The 17th Battalion spent August to November 1917 with spells in the front line defences and working parties behind the lines, particularly near Kemmel.
At the end of November, the Battalion entered the British defences and prepared for the forthcoming assault on Polderhoek Chateau on 3rd December. The men were relieved by the 17th Kings Liverpool Regiment on 3rd December. The Battalion suffered 10 men killed in action or died of wounds in the following few days.
The Battalion returned to the front near Polderhoek on 12th December. They attacked German positions on 14th December successfully taking back trenches and pill box that had been held by the 18th Battalion. Arthur Bell’s cousin Alf Ridge was fatally wounded and captured by the German serving with 18th Battalion at Polderhoek in this action.
Following withdrawal, the 17th Battalion returned to the line on 24th December 1917 relieved by 1st January 1918, when they were billeted at Swan Chateau.
18 Men lost their lives during the month. The sole ‘Original’ Pal in this roll was Sergeant NORMAN, GEORGE ALFRED 8250 who died on Christmas Day 1917 aged 28. Norman has no known grave and is commemorated on TYNE COT MEMORIAL. He was the son of the late Alfred and Amy Norman; husband of Frances Fingland (formerly Norman), of 40, Salisbury St., Moss Side, Manchester.

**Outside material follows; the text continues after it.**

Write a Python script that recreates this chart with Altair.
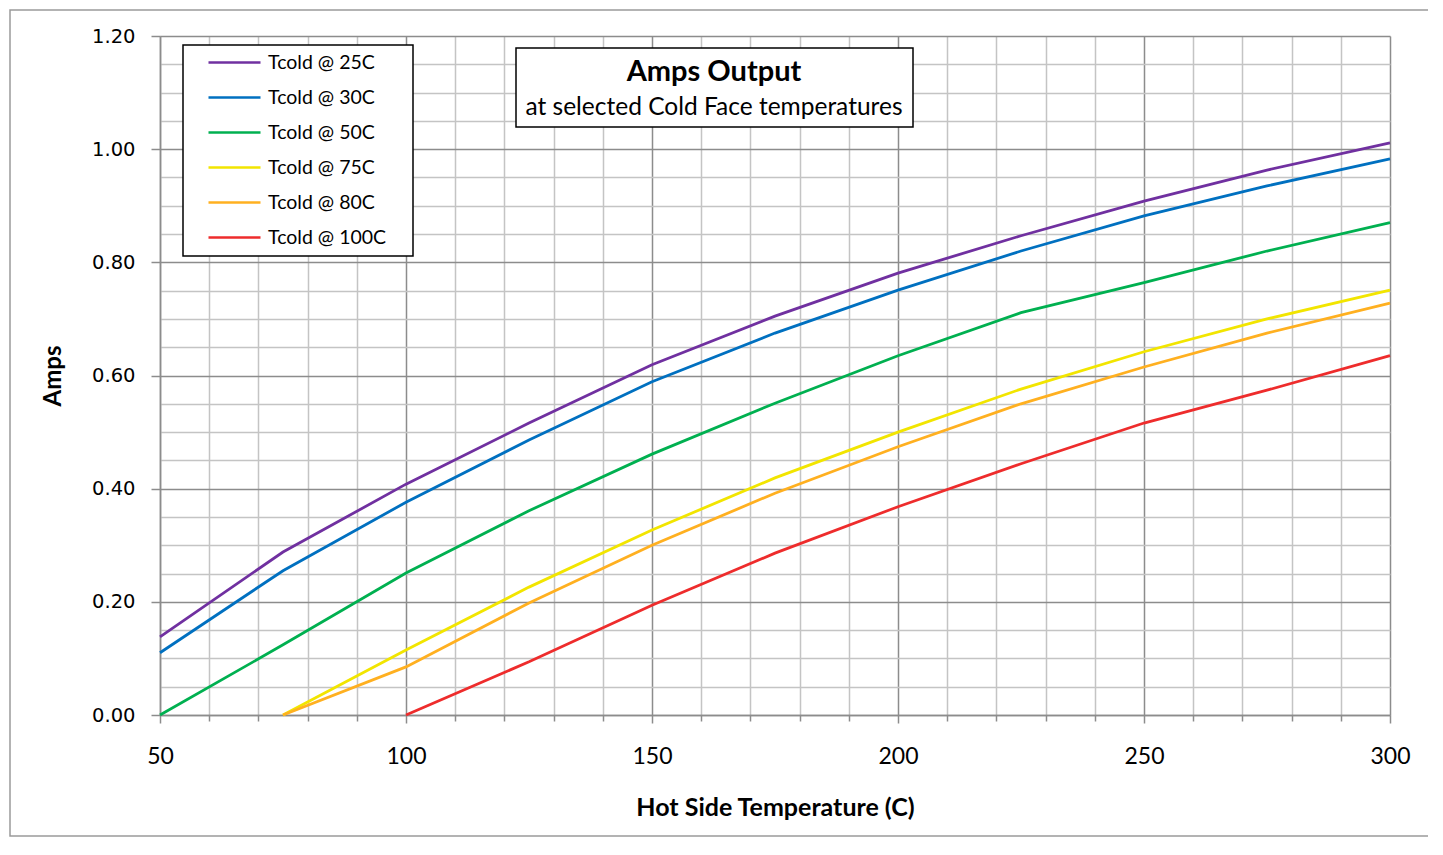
import altair as alt
import pandas as pd

hot_temps = [50, 75, 100, 125, 150, 175, 200, 225, 250, 275, 300]

series_names = ["Tcold @ 25C", "Tcold @ 30C", "Tcold @ 50C",
                "Tcold @ 75C", "Tcold @ 80C", "Tcold @ 100C"]
series_colors = ["#7030A0", "#0070C0", "#00B050", "#F2E500", "#FFB020", "#EE2C2C"]

amps_25 = [0.138, 0.288, 0.408, 0.516, 0.619, 0.705, 0.781, 0.847, 0.908, 0.963, 1.011]
amps_30 = [0.110, 0.255, 0.376, 0.486, 0.589, 0.675, 0.751, 0.820, 0.882, 0.935, 0.983]
amps_50 = [0.000, 0.124, 0.251, 0.361, 0.461, 0.551, 0.635, 0.711, 0.764, 0.820, 0.870]
amps_75 = [None, 0.000, 0.115, 0.226, 0.327, 0.419, 0.500, 0.576, 0.642, 0.700, 0.751]
amps_80 = [None, 0.000, 0.085, 0.198, 0.300, 0.392, 0.474, 0.550, 0.615, 0.675, 0.728]
amps_100 = [None, None, 0.000, 0.094, 0.194, 0.286, 0.368, 0.444, 0.516, 0.574, 0.635]

x_ticks = list(range(50, 301, 10))
y_ticks = [round(i * 0.05, 2) for i in range(0, 25)]

rows = []
for name, vals in zip(series_names,
                      [amps_25, amps_30, amps_50, amps_75, amps_80, amps_100]):
    for t, v in zip(hot_temps, vals):
        if v is not None:
            rows.append({"temp": t, "amps": v, "series": name})
df = pd.DataFrame(rows)

FONT = "Lato"
GRID_MINOR = "#C4C4C4"
GRID_MAJOR = "#8C8C8C"
Y_MAJOR = "round(datum.value*100) % 20 === 0"

x_axis = alt.Axis(
    values=x_ticks,
    labelExpr="datum.value % 50 === 0 ? datum.label : ''",
    grid=True,
    gridColor={"condition": {"test": "datum.value % 50 === 0", "value": GRID_MAJOR},
               "value": GRID_MINOR},
    gridWidth=1.5,
    domainColor=GRID_MAJOR, domainWidth=1.5,
    tickColor=GRID_MAJOR, tickWidth=1.5,
    tickSize={"condition": {"test": "datum.value % 50 === 0", "value": 8}, "value": 6},
    labelFont=FONT, labelFontSize=23, labelColor="#000000", labelPadding=22,
    labelFlush=False, labelOverlap=False,
    title="Hot Side Temperature (C)", titleFont=FONT, titleFontSize=25,
    titleFontWeight="bold", titleColor="#000000", titlePadding=27,
)

y_axis = alt.Axis(
    values=y_ticks,
    labelExpr=Y_MAJOR + " ? format(datum.value, '.2f') : ''",
    grid=True,
    gridColor={"condition": {"test": Y_MAJOR, "value": GRID_MAJOR},
               "value": GRID_MINOR},
    gridWidth=1.5,
    domainColor=GRID_MAJOR, domainWidth=1.5,
    tickColor=GRID_MAJOR, tickWidth=1.5,
    tickSize={"condition": {"test": Y_MAJOR, "value": 9}, "value": 0},
    labelFont="DejaVu Sans", labelFontSize=19.5, labelColor="#000000", labelPadding=16,
    labelFlush=False, labelOverlap=False,
    title="Amps", titleFont=FONT, titleFontSize=24, titleFontWeight="bold",
    titleColor="#000000", titlePadding=26,
)

lines = alt.Chart(df).mark_line(strokeWidth=2.8, clip=False).encode(
    x=alt.X("temp:Q", scale=alt.Scale(domain=[50, 300], nice=False, zero=False), axis=x_axis),
    y=alt.Y("amps:Q", scale=alt.Scale(domain=[0, 1.2], nice=False), axis=y_axis),
    color=alt.Color(
        "series:N",
        scale=alt.Scale(domain=series_names, range=series_colors),
        legend=alt.Legend(
            title=None, orient="none", legendX=63, legendY=15,
            symbolType="M-2.6,0H2.6", symbolSize=400, symbolStrokeWidth=2.6,
            labelOffset=22, rowPadding=14, padding=0,
            labelFont=FONT, labelFontSize=19.5, labelColor="#000000",
            labelLimit=300,
        ),
    ),
    order=alt.Order("temp:Q"),
)

anno = pd.DataFrame({"k": [0]})

outer_border = alt.Chart(anno).mark_rect(fill="transparent", stroke="#9A9A9A", strokeWidth=1.5).encode(
    x=alt.value(-150), x2=alt.value(1273), y=alt.value(-26), y2=alt.value(800)
)

legend_box = alt.Chart(anno).mark_rect(fill="white", stroke="#000000", strokeWidth=1.5).encode(
    x=alt.value(23), x2=alt.value(253), y=alt.value(9), y2=alt.value(220)
)

title_box = alt.Chart(anno).mark_rect(fill="white", stroke="#000000", strokeWidth=1.5).encode(
    x=alt.value(356), x2=alt.value(753), y=alt.value(12), y2=alt.value(91)
)

title_main = alt.Chart(anno).mark_text(
    text="Amps Output", font=FONT, fontSize=29, fontWeight="bold", color="#000000",
    align="center", baseline="middle"
).encode(x=alt.value(554), y=alt.value(36))

title_sub = alt.Chart(anno).mark_text(
    text="at selected Cold Face temperatures", font=FONT, fontSize=24.5, color="#000000",
    align="center", baseline="middle"
).encode(x=alt.value(554), y=alt.value(72))

chart = alt.layer(
    lines, outer_border, legend_box, title_box, title_main, title_sub
).properties(
    width=1230, height=679,
    autosize=alt.AutoSizeParams(type="none"),
    padding={"left": 152, "top": 28, "right": 38, "bottom": 123},
    background="white",
).configure_view(strokeWidth=0)

chart.save("out.html", embed_options={"renderer": "svg", "actions": False})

Following contact via Twitter, we’re pleased to publish this photograph of a young subaltern who was killed in action at Polderhoek Chateau on 27th December 1917 a few weeks before his 20th Brithday. Thanks to Steve Ward who is building a great profile of his great uncle 2nd Lt. Philip Ward 1898-1917 The site shows Philip had been recommended for a Military Cross, which were not awarded posthumously.
Although there is no confirmation of the date or place of his deed, the citation for 43403 CSM J E Young’s Distinguished Conduct Medal correlates with events on 14th December 1917. “For conspicuous gallantry and devotion to duty. Although badly shaken and partially buried by a shell which killed the man next to him, he remained at duty and together with a sergeant reconnoitered a communication trench leading to a pill box from which our men had driven. His report was of the greatest assistance to the attacking party which captured the pill-box. His example and cheerfulness are always inspiring.”
Corporal Albert Giblin 2163 and Private E Preston MM 240185 were gazetted for the award of Military Medals on 13/3/18 for deeds at Ypres on 16/12/17.